Besides the latest clashes in Tunisia, signs of a re-emergence of extremist
violence include recent police swoops in Morocco and a
bombing in Algeria that targeted employees of Brown and
Root Condor Spa, an oil and gas services unit of the
U.S.-based Halliburton company. Experts on Al Qaeda
believe that Al Zawahiri's merger announcement and the
subsequent attack on the Halliburton-linked workers
indicate that the GSPC is clearly taking its battle
beyond
Algeria
to an international level.
Until now,
Tunisia
has largely been spared, although Al Qaeda claimed responsibility for the
only major act of terrorism in
Tunisia
in the last decade, a truck bombing of a synagogue on the
island
of
Djerba
in 2002 that killed 19 people, mostly German tourists.
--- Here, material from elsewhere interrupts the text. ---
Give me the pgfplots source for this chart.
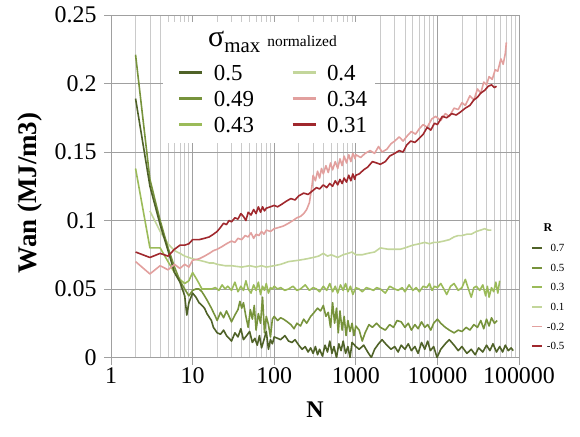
\documentclass[border=0pt]{standalone}
\usepackage{fontspec}
\setmainfont{Liberation Serif}
\usepackage{pgfplots}
\usepackage{pgfplotstable}
\pgfplotsset{compat=1.18}
\definecolor{gA}{HTML}{4F6228}
\definecolor{gB}{HTML}{77933C}
\definecolor{gC}{HTML}{9BBB59}
\definecolor{gD}{HTML}{C3D69B}
\definecolor{rE}{HTML}{E2A09E}
\definecolor{rF}{HTML}{A0282D}
\definecolor{majgrid}{HTML}{A0A0A0}
\definecolor{mingrid}{HTML}{CACACA}

\pgfplotstableread{
N W
2 0.189
3 0.125
4 0.097
5 0.078
6 0.062
7 0.055
8 0.045
8.5 0.031
9 0.040
10 0.047
11 0.044
12 0.040
13 0.038
14 0.036
15 0.032
17 0.027
18 0.022
20 0.018
22 0.017
24 0.020
26 0.016
28 0.014
30 0.012
33 0.018
36 0.015
39 0.021
42 0.013
46 0.016
50 0.019
54 0.011
58 0.014
62 0.009
66 0.016
70 0.007
75 0.013
80 0.019
85 0.006
90 0.013
95 0.010
100 0.015
110 0.014
120 0.013
135 0.016
150 0.012
165 0.011
180 0.013
200 0.009
220 0.006
240 0.008
260 0.004
280 0.007
300 0.003
320 0.008
340 0.002
360 0.006
390 0.001
420 0.009
450 0.004
480 0.012
510 0.003
540 0.008
580 0.000
620 0.010
660 0.005
700 0.012
750 0.003
800 0.008
850 0.000
900 0.011
1000 0.008
1100 0.006
1250 0.009
1400 0.004
1550 0.000
1700 0.006
1900 0.010
2100 0.013
2400 0.009
2700 0.006
3000 0.008
3300 0.004
3600 0.009
4000 0.006
4400 0.010
4800 0.005
5300 0.008
5800 0.003
6400 0.011
7000 0.006
7600 0.012
8200 0.005
9000 0.008
9900 0.000
11000 0.006
12500 0.010
14000 0.013
16000 0.009
18000 0.005
20000 0.008
23000 0.003
26000 0.006
29000 0.002
32000 0.007
36000 0.004
40000 0.009
44000 0.005
48000 0.010
53000 0.004
58000 0.008
63000 0.004
68000 0.009
74000 0.005
80000 0.007
85000 0.005
}\tA

\pgfplotstableread{
N W
2 0.221
3 0.130
4 0.100
5 0.080
6 0.066
7 0.056
8 0.050
9 0.045
10 0.049
11 0.050
12 0.050
13 0.048
14 0.045
15 0.042
17 0.036
19 0.030
20 0.027
22 0.033
24 0.029
26 0.034
28 0.030
30 0.026
33 0.031
36 0.035
38 0.041
40 0.036
42 0.040
45 0.030
48 0.022
51 0.035
54 0.028
57 0.038
60 0.020
64 0.032
68 0.025
72 0.044
76 0.018
80 0.030
85 0.024
90 0.015
95 0.028
100 0.030
110 0.027
120 0.029
130 0.028
145 0.026
160 0.024
175 0.021
190 0.025
210 0.023
230 0.028
250 0.025
280 0.030
310 0.033
340 0.036
370 0.034
400 0.038
430 0.030
460 0.033
490 0.022
520 0.040
550 0.025
580 0.036
610 0.018
640 0.034
680 0.020
720 0.030
760 0.016
800 0.027
850 0.019
900 0.025
950 0.016
1000 0.023
1100 0.020
1200 0.012
1300 0.018
1450 0.024
1600 0.022
1800 0.025
2000 0.022
2300 0.020
2600 0.024
2900 0.022
3200 0.027
3600 0.026
4000 0.022
4400 0.025
4800 0.020
5300 0.024
5800 0.021
6400 0.026
7000 0.022
7600 0.024
8300 0.020
9000 0.025
10000 0.028
11000 0.025
12500 0.022
14000 0.020
16000 0.018
18000 0.020
20000 0.019
22500 0.022
25000 0.020
28000 0.024
31000 0.022
34000 0.027
37000 0.021
40000 0.028
43000 0.023
46000 0.029
50000 0.025
54000 0.027
}\tB

\pgfplotstableread{
N W
2 0.138
3 0.080
4 0.080
5 0.070
6 0.062
7 0.057
8 0.054
9 0.056
10 0.062
11 0.058
12 0.054
13 0.050
15 0.050
17 0.050
19 0.051
21 0.049
23 0.053
25 0.050
27 0.052
30 0.049
33 0.055
36 0.048
39 0.052
42 0.049
45 0.056
48 0.050
52 0.047
56 0.053
60 0.049
64 0.055
68 0.046
72 0.052
76 0.049
80 0.054
85 0.047
90 0.051
95 0.050
100 0.052
110 0.050
120 0.051
135 0.049
150 0.050
170 0.052
190 0.049
210 0.050
240 0.053
270 0.049
300 0.051
330 0.050
360 0.048
400 0.052
440 0.049
480 0.054
520 0.048
560 0.052
600 0.047
650 0.053
700 0.049
750 0.054
800 0.048
860 0.052
920 0.046
1000 0.051
1100 0.050
1200 0.048
1350 0.051
1500 0.050
1650 0.049
1800 0.051
2000 0.050
2300 0.047
2600 0.052
3000 0.050
3300 0.049
3700 0.051
4000 0.048
4500 0.053
5000 0.049
5500 0.051
6000 0.048
6700 0.052
7400 0.051
8000 0.054
8600 0.049
9200 0.052
10000 0.051
11000 0.054
12000 0.050
13000 0.046
14500 0.052
16000 0.054
18000 0.049
20000 0.051
22000 0.057
24000 0.050
26000 0.044
28000 0.051
30000 0.052
33000 0.049
36000 0.053
39000 0.045
41000 0.052
43000 0.044
46000 0.051
49000 0.048
52000 0.055
55000 0.047
58000 0.056
}\tC

\pgfplotstableread{
N W
3 0.107
4 0.092
5 0.083
6 0.078
7 0.076
8 0.074
9 0.073
10 0.072
12 0.071
14 0.070
16 0.069
18 0.069
20 0.068
25 0.067
30 0.067
40 0.066
50 0.067
60 0.066
70 0.067
80 0.066
100 0.067
120 0.068
150 0.070
200 0.071
250 0.072
300 0.073
350 0.074
400 0.076
450 0.074
500 0.075
600 0.073
700 0.075
800 0.076
900 0.077
1000 0.075
1200 0.075
1400 0.076
1700 0.077
2000 0.080
2500 0.079
3000 0.079
3500 0.079
4000 0.080
5000 0.082
6000 0.083
7000 0.084
8000 0.083
9000 0.084
10000 0.084
12000 0.085
14000 0.086
16000 0.088
18000 0.089
20000 0.089
23000 0.090
26000 0.090
30000 0.092
34000 0.093
38000 0.094
42000 0.093
46000 0.093
}\tD

\pgfplotstableread{
N W
2 0.070
3 0.061
4 0.067
5 0.064
6 0.068
7 0.065
8 0.068
9 0.066
10 0.071
12 0.072
14 0.074
16 0.076
18 0.078
20 0.079
23 0.081
26 0.083
30 0.085
33 0.084
36 0.087
40 0.086
44 0.089
48 0.088
52 0.091
56 0.087
60 0.090
65 0.089
70 0.092
75 0.090
80 0.093
90 0.092
100 0.094
115 0.095
130 0.096
150 0.098
170 0.100
190 0.102
210 0.103
230 0.105
250 0.108
270 0.113
290 0.125
300 0.133
320 0.129
340 0.136
360 0.131
380 0.138
400 0.134
430 0.140
460 0.135
490 0.142
520 0.137
560 0.143
600 0.138
640 0.145
680 0.140
720 0.147
770 0.142
820 0.148
870 0.143
920 0.149
980 0.145
1000 0.148
1150 0.146
1300 0.149
1500 0.151
1700 0.149
1900 0.154
2100 0.150
2400 0.152
2700 0.156
3000 0.158
3400 0.161
3800 0.158
4300 0.162
4800 0.165
5400 0.163
6000 0.167
6700 0.170
7500 0.168
8500 0.174
9500 0.176
11000 0.173
12500 0.178
14000 0.176
16000 0.182
18000 0.181
20000 0.186
22000 0.184
25000 0.191
28000 0.188
31000 0.196
34000 0.193
37000 0.201
40000 0.199
43000 0.205
47000 0.203
51000 0.210
55000 0.209
60000 0.218
64000 0.214
68000 0.222
70000 0.230
}\tE

\pgfplotstableread{
N W
2 0.077
3 0.073
4 0.076
5 0.074
6 0.079
7 0.082
8 0.082
9 0.083
10 0.086
11 0.086
12 0.086
14 0.087
16 0.088
18 0.090
20 0.092
22 0.095
24 0.098
26 0.097
28 0.100
30 0.099
33 0.102
36 0.101
39 0.105
42 0.103
45 0.100
48 0.106
52 0.104
56 0.108
60 0.105
64 0.110
68 0.106
72 0.110
76 0.107
80 0.109
90 0.110
100 0.111
110 0.110
125 0.112
140 0.114
160 0.116
180 0.115
200 0.118
230 0.120
260 0.119
300 0.122
330 0.124
360 0.123
400 0.126
440 0.124
480 0.127
520 0.125
560 0.129
600 0.126
640 0.130
680 0.127
720 0.131
770 0.128
820 0.133
870 0.129
920 0.134
970 0.130
1000 0.133
1100 0.134
1250 0.137
1400 0.139
1600 0.143
1800 0.142
2000 0.141
2300 0.143
2600 0.147
3000 0.149
3400 0.151
3800 0.150
4200 0.155
4700 0.158
5300 0.157
6000 0.160
6700 0.163
7500 0.168
8300 0.166
9200 0.171
10000 0.170
11500 0.176
13000 0.175
15000 0.178
17000 0.177
19000 0.179
22000 0.182
25000 0.184
28000 0.188
31000 0.190
34000 0.193
38000 0.195
42000 0.198
46000 0.199
50000 0.197
53000 0.198
}\tF

\begin{document}
\begin{tikzpicture}
\path[use as bounding box] (-111bp,-79.5bp) rectangle (469bp,357.5bp);
\begin{axis}[
  at={(0,0)}, anchor=south west, scale only axis,
  width=408bp, height=342.5bp,
  xmode=log, log basis x=10,
  xmin=1, xmax=100000, ymin=0, ymax=0.25,
  xtick={1,10,100,1000,10000,100000},
  xticklabels={1,10,100,1000,10000,100000},
  minor xtick={2,3,4,5,6,7,8,9,20,30,40,50,60,70,80,90,200,300,400,500,600,700,800,900,2000,3000,4000,5000,6000,7000,8000,9000,20000,30000,40000,50000,60000,70000,80000,90000},
  ytick={0,0.05,0.1,0.15,0.2,0.25},
  yticklabels={0,0.05,0.1,0.15,0.2,0.25},
  xmajorgrids, ymajorgrids, xminorgrids,
  major grid style={draw=majgrid, line width=0.8bp},
  minor grid style={draw=mingrid, line width=0.8bp},
  axis line style={draw=majgrid, line width=0.8bp},
  tick align=outside, major tick length=7bp, minor tick length=0pt,
  tick style={draw=majgrid, line width=0.8bp},
  xtick pos=left, ytick pos=left,
  tick label style={font=\fontsize{24}{26}\selectfont},
  yticklabel style={xshift=-4bp},
  every axis plot/.append style={line width=1.6bp, line join=round},
  legend columns=2,
  legend cell align=left,
  legend image code/.code={\draw[#1, line width=3bp] (0bp,0bp) -- (23bp,0bp);},
  legend style={at={(rel axis cs:0.164,0.8604)}, anchor=north west, draw=none, fill=none,
    inner sep=0pt, outer sep=0pt,
    font=\fontsize{23}{26}\selectfont, row sep=6bp,
    nodes={inner sep=2bp, text height=16bp, text depth=0bp},
    /tikz/every odd column/.append style={column sep=8bp},
    /tikz/every even column/.append style={column sep=35bp}},
]
\fill[white] (rel axis cs:0.1275,0.6263) rectangle (rel axis cs:0.647,0.9796);
\addplot[gD, forget plot] table[x=N, y=W] {\tD};
\addplot[gC, forget plot] table[x=N, y=W] {\tC};
\addplot[gB, forget plot] table[x=N, y=W] {\tB};
\addplot[gA, forget plot] table[x=N, y=W] {\tA};
\addplot[rE, forget plot] table[x=N, y=W] {\tE};
\addplot[rF, forget plot] table[x=N, y=W] {\tF};
\addlegendimage{gA}\addlegendentry{0.5}
\addlegendimage{gD}\addlegendentry{0.4}
\addlegendimage{gB}\addlegendentry{0.49}
\addlegendimage{rE}\addlegendentry{0.34}
\addlegendimage{gC}\addlegendentry{0.43}
\addlegendimage{rF}\addlegendentry{0.31}
\end{axis}
\begin{axis}[
  at={(0,0)}, anchor=south west, scale only axis,
  width=408bp, height=342.5bp, hide axis,
  xmin=0, xmax=1, ymin=0, ymax=1,
  legend cell align=right,
  legend image code/.code={\draw[#1, line width=1.8bp] (0bp,0bp) -- (10bp,0bp);},
  legend style={at={(rel axis cs:1.022,0.3416)}, anchor=north west, draw=none, fill=none,
    font=\fontsize{11}{12}\selectfont, row sep=8.6bp,
    nodes={inner sep=1bp, text height=8bp, text depth=1bp},
    /tikz/every odd column/.append style={column sep=3bp}},
]
\addlegendimage{gA}\addlegendentry{0.7}
\addlegendimage{gB}\addlegendentry{0.5}
\addlegendimage{gC}\addlegendentry{0.3}
\addlegendimage{gD}\addlegendentry{0.1}
\addlegendimage{rE}\addlegendentry{-0.2}
\addlegendimage{rF}\addlegendentry{-0.5}
\end{axis}
\node[font=\bfseries\fontsize{12}{13}\selectfont] at (437bp,129.5bp) {R};
\node[anchor=base west, inner sep=0pt] at (97bp,310.5bp)
  {{\fontsize{30}{32}\selectfont σ}{\fontsize{21}{23}\selectfont\raisebox{-6bp}{max}}\hspace{7bp}{\fontsize{15.5}{17}\selectfont normalized}};
\node[rotate=90, font=\bfseries\fontsize{27}{29}\selectfont] at (-81bp,164.5bp) {Wan (MJ/m3)};
\node[font=\bfseries\fontsize{24}{26}\selectfont] at (204bp,-52.5bp) {N};
\end{tikzpicture}
\end{document}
Given the current climate, one wonders about the wisdom
of Ben Ali's move to antagonize Islamists by vigorously
enforcing a decree dating back to 1981 that bans the
Islamic headscarf from public places. It's hard to know
whether it is a hoax or not, but a group calling itself
Youth of Tawhid and Jihad in Tunisia posted a web
statement vowing to fight the headscarf ban and
indicating that its members had been involved in the
January 3 shootout. Whatever becomes of Al Qaeda's
resurgence in
North Africa
, it's clear that the countries of the region, including
picturesque
Tunisia
, still have a long way to go before extremism is under control.